Energy and Utilities Analytics

The energy and utilities sector faces mounting pressure to balance reliability, sustainability, and cost-effectiveness while managing increasingly complex infrastructure. Traditional energy systems were designed for predictable, centralized generation from fossil fuels, but the rapid integration of intermittent renewable sources like solar and wind has introduced significant volatility into both supply and demand. Energy and utilities analytics addresses these challenges by applying advanced data analysis techniques to optimize every aspect of the energy value chain—from generation and transmission to distribution and consumption. At its core, this approach leverages vast streams of data from smart meters, grid sensors, weather stations, and market systems to create actionable insights. Machine learning algorithms process historical consumption patterns, real-time grid conditions, and meteorological forecasts to predict demand with increasing accuracy. Meanwhile, optimization models determine the most efficient dispatch of generation assets, balancing conventional power plants with renewable sources while maintaining grid stability and minimizing costs.

The fundamental problems this technology solves are multifaceted and critical to modern energy systems. Utilities struggle with demand forecasting accuracy, which directly impacts generation scheduling and resource allocation—overestimation leads to wasted capacity and unnecessary emissions, while underestimation risks blackouts. Grid operators face the challenge of maintaining frequency and voltage stability as variable renewable generation displaces dispatchable fossil fuel plants. Infrastructure managers must predict equipment failures before they occur, as unplanned outages can cascade into widespread disruptions and costly emergency repairs. Energy and utilities analytics transforms these challenges into manageable processes through predictive maintenance algorithms that identify failing transformers or transmission lines before catastrophic failure, demand response programs that shift consumption away from peak periods, and renewable integration models that optimize storage deployment and grid flexibility. This capability enables utilities to reduce operational costs, extend asset lifespans, minimize carbon emissions, and improve service reliability simultaneously—outcomes that were previously considered mutually exclusive trade-offs.

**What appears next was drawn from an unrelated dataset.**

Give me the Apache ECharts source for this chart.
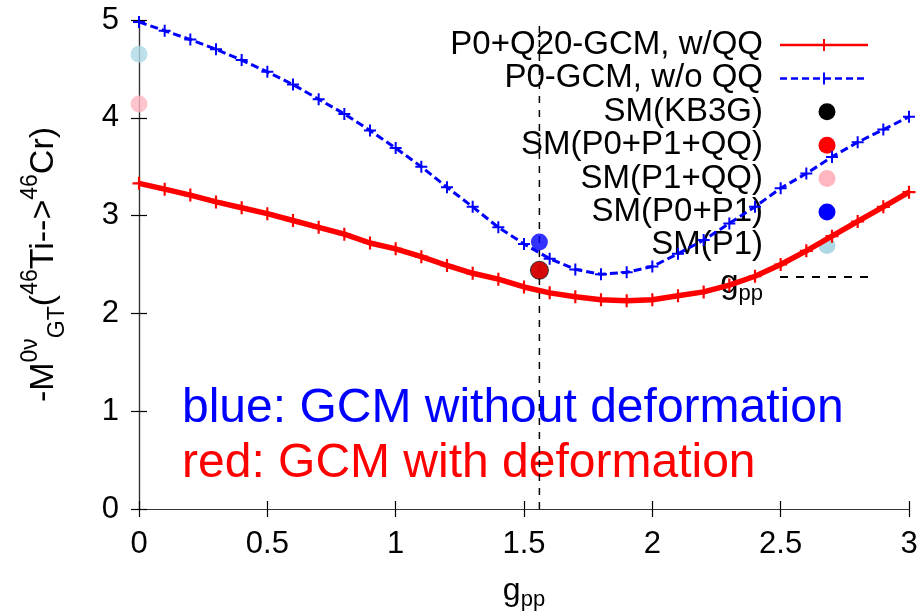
<!DOCTYPE html>
<html>
<head>
<meta charset="utf-8">
<title>GCM vs SM</title>
<script src="https://cdn.jsdelivr.net/npm/echarts@6/dist/echarts.min.js"></script>
<style>
  html, body {margin:0;padding:0;background:#fff;}
  #chart {width:923px;height:612px;}
</style>
</head>
<body>
<div id="chart"></div>
<script>
// g_pp grid, 0 .. 3 step 0.1
var gpp = [0,0.1,0.2,0.3,0.4,0.5,0.6,0.7,0.8,0.9,1.0,1.1,1.2,1.3,1.4,1.5,1.6,1.7,1.8,1.9,2.0,2.1,2.2,2.3,2.4,2.5,2.6,2.7,2.8,2.9,3.0];
// P0+Q20-GCM, w/QQ (red)
var gcmDef = [3.33,3.27,3.21,3.14,3.08,3.02,2.95,2.88,2.81,2.72,2.66,2.58,2.49,2.41,2.35,2.27,2.21,2.17,2.14,2.13,2.14,2.18,2.22,2.29,2.38,2.50,2.64,2.79,2.94,3.09,3.24];
// P0-GCM, w/o QQ (blue)
var gcmNoDef = [4.98,4.89,4.80,4.70,4.59,4.47,4.34,4.19,4.04,3.87,3.69,3.50,3.29,3.09,2.88,2.71,2.56,2.45,2.40,2.42,2.48,2.61,2.75,2.92,3.09,3.28,3.43,3.60,3.75,3.88,4.01];

// shell model points [g_pp, value]
var smKB3G = [[1.56, 2.44]];
var smP0P1QQ = [[1.56, 2.44]];
var smP1QQ = [[0, 4.14]];
var smP0P1 = [[1.56, 2.73]];
var smP1 = [[0, 4.65]];
var gppRef = 1.56;

var FONT = 'Liberation Sans';
var PLUS = 'path://M5,0H7V5H12V7H7V12H5V7H0V5H5Z';

function pairs(xs, ys) {
    return xs.map(function (x, i) { return [x, ys[i]]; });
}

var chart = echarts.init(document.getElementById('chart'));

var axisCommon = {
    type: 'value',
    axisLine: {show: true, lineStyle: {color: '#333', width: 1.2}},
    axisTick: {show: true, inside: true, length: 8, lineStyle: {color: '#000', width: 1.2}},
    splitLine: {show: false}
};

// legend rows (drawn as graphic so that text is right aligned like gnuplot)
var legendRows = [
    {label: 'P0+Q20-GCM, w/QQ', kind: 'line', color: '#ff0000', dash: null},
    {label: 'P0-GCM, w/o QQ', kind: 'line', color: '#0000ff', dash: [7, 4]},
    {label: 'SM(KB3G)', kind: 'dot', color: '#000000'},
    {label: 'SM(P0+P1+QQ)', kind: 'dot', color: '#ff0000'},
    {label: 'SM(P1+QQ)', kind: 'dot', color: '#ffb6c1'},
    {label: 'SM(P0+P1)', kind: 'dot', color: '#0000ff'},
    {label: 'SM(P1)', kind: 'dot', color: '#add8e6'}
];
var legendEls = [];
legendRows.forEach(function (r, i) {
    var y = 45 + i * 33.4;
    legendEls.push({
        type: 'text', x: 763, y: y,
        style: {text: r.label, font: '33px "' + FONT + '"', fill: '#000', align: 'right', verticalAlign: 'middle'}
    });
    if (r.kind === 'line') {
        legendEls.push({
            type: 'line', shape: {x1: 780, y1: y, x2: 868, y2: y},
            style: {stroke: r.color, lineWidth: 2.5, lineDash: r.dash}
        });
        legendEls.push({
            type: 'line', shape: {x1: 824, y1: y - 6, x2: 824, y2: y + 6},
            style: {stroke: r.color, lineWidth: 2}
        });
    } else {
        legendEls.push({
            type: 'circle', shape: {cx: 827, cy: y, r: 8.5},
            style: {fill: r.color}
        });
    }
});
legendEls.push({
    type: 'text', x: 763, y: 284,
    style: {
        text: '{g|g}{s|pp}', align: 'right', verticalAlign: 'middle',
        rich: {
            g: {font: '33px "' + FONT + '"', fill: '#000', lineHeight: 42, verticalAlign: 'middle'},
            s: {font: '22px "' + FONT + '"', fill: '#000', lineHeight: 42, verticalAlign: 'bottom'}
        }
    }
});
legendEls.push({
    type: 'line', shape: {x1: 780, y1: 277, x2: 868, y2: 277},
    style: {stroke: '#000', lineWidth: 2, lineDash: [8, 8]}
});

chart.setOption({
    backgroundColor: '#fff',
    animation: false,
    grid: {left: 139, right: 14, top: 20, bottom: 103, outerBoundsMode: 'none'},
    xAxis: [
        Object.assign({}, axisCommon, {
            min: 0, max: 3, interval: 0.5, position: 'bottom',
            axisLabel: {color: '#000', fontFamily: FONT, fontSize: 31, margin: 20},
            name: '{g|g}{s|pp}', nameLocation: 'middle', nameGap: 62,
            nameTextStyle: {
                rich: {
                    g: {fontFamily: FONT, fontSize: 32, color: '#000', lineHeight: 40, verticalAlign: 'middle'},
                    s: {fontFamily: FONT, fontSize: 22, color: '#000', lineHeight: 40, verticalAlign: 'bottom'}
                }
            }
        }),
        Object.assign({}, axisCommon, {
            min: 0, max: 3, interval: 0.5, position: 'top',
            axisLabel: {show: false}
        })
    ],
    yAxis: [
        Object.assign({}, axisCommon, {
            min: 0, max: 5, interval: 1, position: 'left',
            axisLabel: {color: '#000', fontFamily: FONT, fontSize: 31, margin: 20},
            name: '{m|-M}{p|0ν}{b|GT}{m|(}{p|46}{m|Ti-->}{p|46}{m|Cr)}',
            nameLocation: 'middle', nameGap: 70, nameRotate: 90,
            nameTextStyle: {
                rich: {
                    m: {fontFamily: FONT, fontSize: 34, color: '#000', lineHeight: 50, verticalAlign: 'middle'},
                    p: {fontFamily: FONT, fontSize: 23, color: '#000', lineHeight: 50, verticalAlign: 'top'},
                    b: {fontFamily: FONT, fontSize: 23, color: '#000', lineHeight: 50, verticalAlign: 'bottom'}
                }
            }
        }),
        Object.assign({}, axisCommon, {
            min: 0, max: 5, interval: 1, position: 'right',
            axisLabel: {show: false}
        })
    ],
    series: [
        {
            name: 'g_pp', type: 'line', data: [[gppRef, 0], [gppRef, 5]],
            symbol: 'none', silent: true, z: 1,
            lineStyle: {color: '#000', width: 1.5, type: [7, 7]}
        },
        {
            name: 'P0-GCM, w/o QQ', type: 'line', data: pairs(gpp, gcmNoDef),
            symbol: PLUS, symbolSize: 12, showSymbol: true, z: 3,
            itemStyle: {color: '#0000ff'},
            lineStyle: {color: '#0000ff', width: 3, type: [8, 4]}
        },
        {
            name: 'P0+Q20-GCM, w/QQ', type: 'line', data: pairs(gpp, gcmDef),
            symbol: PLUS, symbolSize: 13, showSymbol: true, z: 3,
            itemStyle: {color: '#ff0000'},
            lineStyle: {color: '#ff0000', width: 5.5}
        },
        {name: 'SM(KB3G)', type: 'scatter', data: smKB3G, symbolSize: 19, z: 4, itemStyle: {color: '#000'}},
        {name: 'SM(P0+P1+QQ)', type: 'scatter', data: smP0P1QQ, symbolSize: 17, z: 5, itemStyle: {color: '#ff0000'}},
        {name: 'SM(P1+QQ)', type: 'scatter', data: smP1QQ, symbolSize: 17, z: 5, itemStyle: {color: '#ffb6c1'}},
        {name: 'SM(P0+P1)', type: 'scatter', data: smP0P1, symbolSize: 17, z: 5, itemStyle: {color: '#0000ff'}},
        {name: 'SM(P1)', type: 'scatter', data: smP1, symbolSize: 17, z: 5, itemStyle: {color: '#add8e6'}}
    ],
    graphic: legendEls.concat([
        {
            type: 'text', x: 182, y: 409,
            style: {text: 'blue: GCM without deformation', font: '48px "' + FONT + '"', fill: '#0000ff', verticalAlign: 'middle'}
        },
        {
            type: 'text', x: 182, y: 464,
            style: {text: 'red: GCM with deformation', font: '48px "' + FONT + '"', fill: '#ff0000', verticalAlign: 'middle'}
        }
    ])
});
</script>
</body>
</html>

Current deployments span utilities worldwide, with smart grid initiatives in Europe, North America, and Asia driving adoption of increasingly sophisticated analytics platforms. Utilities employ these systems for applications ranging from outage prediction and restoration optimization to dynamic pricing programs that incentivize consumers to shift usage patterns. Weather-dependent renewable forecasting has become particularly critical, with wind and solar operators using analytics to predict generation hours or days in advance, allowing grid operators to plan compensating actions. Some utilities have implemented consumer-facing applications that provide real-time energy usage insights and personalized efficiency recommendations, fostering engagement in demand management programs. As the energy transition accelerates and distributed energy resources like rooftop solar and electric vehicles proliferate, analytics will become even more essential for coordinating these decentralized assets into virtual power plants and managing bidirectional power flows. The convergence of edge computing, Internet of Things sensors, and artificial intelligence promises to enable near-instantaneous grid optimization, transforming energy systems into self-healing, adaptive networks capable of integrating renewable sources at unprecedented scales while maintaining the reliability that modern society demands.